Enquanto isso, o orçamento do projeto de Transposição não pára de crescer.
No governo Sarney, ele foi dimensionado com um único eixo e tinha um orçamento
estimado em cerca de R$ 2,5 bilhões. Na gestão Fernando Henrique, ganhou mais
um eixo e o orçamento pulou para R$ 4,5 bilhões. No governo Lula, saltou para
R$ 6,6 bilhões. E, agora, no governo Dilma, chegou na casa dos R$ 8,3 bilhões.

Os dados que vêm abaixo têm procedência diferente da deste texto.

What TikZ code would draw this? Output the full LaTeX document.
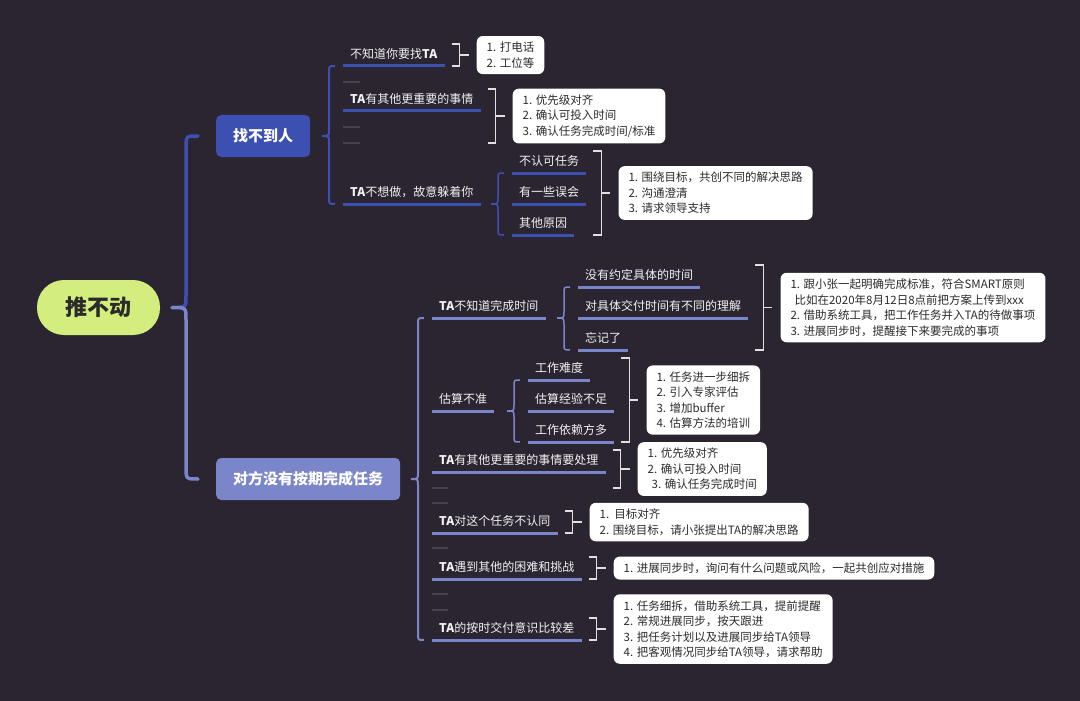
\documentclass[tikz,border=0pt]{standalone}
\usepackage{fontspec}
\setmainfont{Noto Sans CJK SC}
\usepackage{xcolor}
\usepackage{tikz}
\usetikzlibrary{calc,positioning}
\definecolor{nightbg}{HTML}{2A2530}
\definecolor{rootlime}{HTML}{D3EE7E}
\definecolor{deepblue}{HTML}{3E4FB2}
\definecolor{softlav}{HTML}{7B85C9}
\definecolor{ghostgray}{HTML}{46414D}
\definecolor{inkgray}{HTML}{2B2B2B}
\newcommand\TA{\textbf{TA}}
\newcommand\bup[6]{\draw[#1] let \p1=(#2),\p2=(#3),\n1={\x2-#4} in
  (\n1+#6,\y2) .. controls (\n1,\y2) .. (\n1,\y2-#6) -- (\n1,\y1+#6) .. controls (\n1,\y1) .. (\n1-#5,\y1);}
\newcommand\bdn[6]{\draw[#1] let \p1=(#2),\p2=(#3),\n1={\x2-#4} in
  (\n1+#6,\y2) .. controls (\n1,\y2) .. (\n1,\y2+#6) -- (\n1,\y1-#6) .. controls (\n1,\y1) .. (\n1-#5,\y1);}
\newcommand\bkt[5]{\draw[bk] let \p1=(#1),\p2=(#2),\p3=(#3.east),\n1={\x3+15pt},\n2={(\y1+\y2)/2} in
    (\n1-8pt,\y1) -- (\n1,\y1) -- (\n1,\y2) -- (\n1-8pt,\y2) (\n1,\n2) coordinate (#4k);
  \node[box,right=17pt of #4k] (#4) {#5};
  \draw[bk,shorten >=8pt] (#4k) -- (#4);}

\begin{document}
\begin{tikzpicture}[
  x=1pt,y=-1pt,
  rootpill/.style={fill=rootlime,rounded corners=27pt,minimum width=123pt,minimum height=55pt,text=inkgray,font=\fontsize{22}{24}\selectfont\bfseries},
  topA/.style={fill=deepblue,rounded corners=5pt,minimum height=42pt,inner xsep=17pt,text=white,font=\fontsize{15}{17}\selectfont\bfseries},
  topB/.style={topA,fill=softlav},
  item/.style={anchor=south west,inner xsep=7pt,inner ysep=5pt,text height=9pt,text depth=2.5pt,text=white!95!black,font=\fontsize{12}{14}\selectfont},
  ulA/.style={draw=deepblue,line width=3pt},
  ulB/.style={draw=softlav,line width=3pt},
  rootA/.style={draw=deepblue,line width=3.5pt,line cap=round},
  rootB/.style={draw=softlav,line width=3.5pt,line cap=round},
  brA/.style={draw=deepblue,line width=2pt},
  brB/.style={draw=softlav,line width=2pt},
  subA/.style={draw=deepblue,line width=1.5pt},
  subB/.style={draw=softlav,line width=1.5pt},
  bk/.style={draw=white!88!black,line width=1.6pt},
  box/.style={fill=white,rounded corners=6pt,inner xsep=10pt,inner ysep=6pt,align=left,text=inkgray,font=\fontsize{11.5}{15.5}\selectfont},
  ghost/.style={draw=ghostgray,line width=2pt}
]
\useasboundingbox (0,0) rectangle (1080,701);
\fill[nightbg] (0,0) rectangle (1080,701);

\node[rootpill] (root) at (98.5,307.5) {推不动};
\node[topA,anchor=west] (find) at (216,136) {找不到人};
\node[topB,anchor=west] (late) at (216,479) {对方没有按期完成任务};

\node[item] (a1) at (343,66) {不知道你要找\TA};
\node[item] (a2) at (343,111) {\TA{}有其他更重要的事情};
\node[item] (a3) at (343,204) {\TA{}不想做，故意躲着你};
\node[item] (b1) at (512,173) {不认可任务};
\node[item] (b2) at (512,204) {有一些误会};
\node[item] (b3) at (512,235) {其他原因};

\node[item] (c0) at (432,318) {\TA{}不知道完成时间};
\node[item] (c1) at (578,287) {没有约定具体的时间};
\node[item] (c2) at (578,318) {对具体交付时间有不同的理解};
\node[item] (c3) at (578,350) {忘记了};
\node[item] (d0) at (432,411) {估算不准};
\node[item] (d1) at (528,380) {工作难度};
\node[item] (d2) at (528,411) {估算经验不足};
\node[item] (d3) at (528,442) {工作依赖方多};
\node[item] (e0) at (432,472) {\TA{}有其他更重要的事情要处理};
\node[item] (f0) at (432,533) {\TA{}对这个任务不认同};
\node[item] (g0) at (432,579) {\TA{}遇到其他的困难和挑战};
\node[item] (h0) at (432,640) {\TA{}的按时交付意识比较差};

\foreach \n in {a1,a2,a3,b1,b2,b3}
  \draw[ulA] (\n.south west) -- (\n.south east);
\foreach \n in {c0,c1,c2,c3,d0,d1,d2,d3,e0,f0,g0,h0}
  \draw[ulB] (\n.south west) -- (\n.south east);

\foreach \k/\y in {1/82,2/127,3/143} {
  \coordinate (ga\k) at (343,\y);
  \draw[ghost] (ga\k) -- ++(17,0);
}
\foreach \k/\y in {1/488,2/503,3/548,4/594,5/610} {
  \coordinate (gb\k) at (432,\y);
  \draw[ghost] (gb\k) -- ++(16,0);
}

\bup{rootA}{root.east}{find.west}{30pt}{14pt}{12pt}
\bdn{rootB}{root.east}{late.west}{30pt}{14pt}{12pt}
\bup{brA}{find.east}{a1.south west}{14pt}{7pt}{6pt}
\bdn{brA}{find.east}{a3.south west}{14pt}{7pt}{6pt}
\bup{brB}{late.east}{c0.south west}{14pt}{7pt}{6pt}
\bdn{brB}{late.east}{h0.south west}{14pt}{7pt}{6pt}
\bup{subA}{a3.south east}{b1.south west}{14pt}{7pt}{6pt}
\bdn{subA}{a3.south east}{b3.south west}{14pt}{7pt}{6pt}
\bup{subB}{c0.south east}{c1.south west}{14pt}{7pt}{6pt}
\bdn{subB}{c0.south east}{c3.south west}{14pt}{7pt}{6pt}
\bup{subB}{d0.south east}{d1.south west}{14pt}{7pt}{6pt}
\bdn{subB}{d0.south east}{d3.south west}{14pt}{7pt}{6pt}

\bkt{a1.north}{a1.south}{a1}{a1box}{1. 打电话\\2. 工位等}
\bkt{a2.north}{ga3}{a2}{a2box}{1. 优先级对齐\\2. 确认可投入时间\\3. 确认任务完成时间/标准}
\bkt{b1.north}{b3.south}{b1}{bbox}{1. 围绕目标，共创不同的解决思路\\2. 沟通澄清\\3. 请求领导支持}
\bkt{c1.north}{c3.south}{c2}{cbox}{1. 跟小张一起明确完成标准，符合SMART原则\\\hspace*{4pt}比如在2020年8月12日8点前把方案上传到xxx\\2. 借助系统工具，把工作任务并入TA的待做事项\\3. 进展同步时，提醒接下来要完成的事项}
\bkt{d1.north}{d3.south}{d3}{dbox}{1. 任务进一步细拆\\2. 引入专家评估\\3. 增加buffer\\4. 估算方法的培训}
\bkt{e0.north}{gb1}{e0}{ebox}{1. 优先级对齐\\2. 确认可投入时间\\\hspace*{4pt}3. 确认任务完成时间}
\bkt{f0.north}{f0.south}{f0}{fbox}{1.\ \ 目标对齐\\2. 围绕目标，请小张提出TA的解决思路}
\bkt{g0.north}{g0.south}{g0}{gbox}{1. 进展同步时，询问有什么问题或风险，一起共创应对措施}
\bkt{h0.north}{h0.south}{h0}{hbox}{1. 任务细拆，借助系统工具，提前提醒\\2. 常规进展同步，按天跟进\\3. 把任务计划以及进展同步给TA领导\\4. 把客观情况同步给TA领导，请求帮助}
\end{tikzpicture}
\end{document}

Como se trata de um projeto de médio a longo prazo, essa conta chegará
facilmente à cifra dos R$ 20 bilhões nos próximos 25 a 30 anos.
Notas
do blog:
- O governo Dilma mudou a política de apoio à construção de cisternas que
vinha sendo tocada pela ASA através do projeto “Um Milhão de Cisternas para o
Semiárido”. Para acelerar a produção de cisternas (gigantes caixas d’água que
guardam a água da chuva), as placas de cimento foram trocadas por pré-moldados
de polietileno – que podem deformar com o calor, custam mais que o dobro que os
feitos com a matéria-prima anterior, não utilizam mão-de-obra local na sua
confecção (não gerando renda) e tem manutenção mais complexa do que se fossem
feitos de alvenaria. As organizações sociais criticaram a tomada de decisão
centralizada, sem questionar quem vem executando e se beneficiando da política
pública na base.
- No ano passado, a Polícia Federal e a Controladoria Geral da União
constataram um desvio de R$ 312 milhões em verbas do Departamento Nacional de
Obras contra as Secas (Dnocs), que poderiam estar sendo utilizadas para
diminuir o impacto da estiagem deste ano.
Como disse, o problema não é de falta e sim de distribuição. De água, de
decisões, de recursos. Enfim, de cidadania.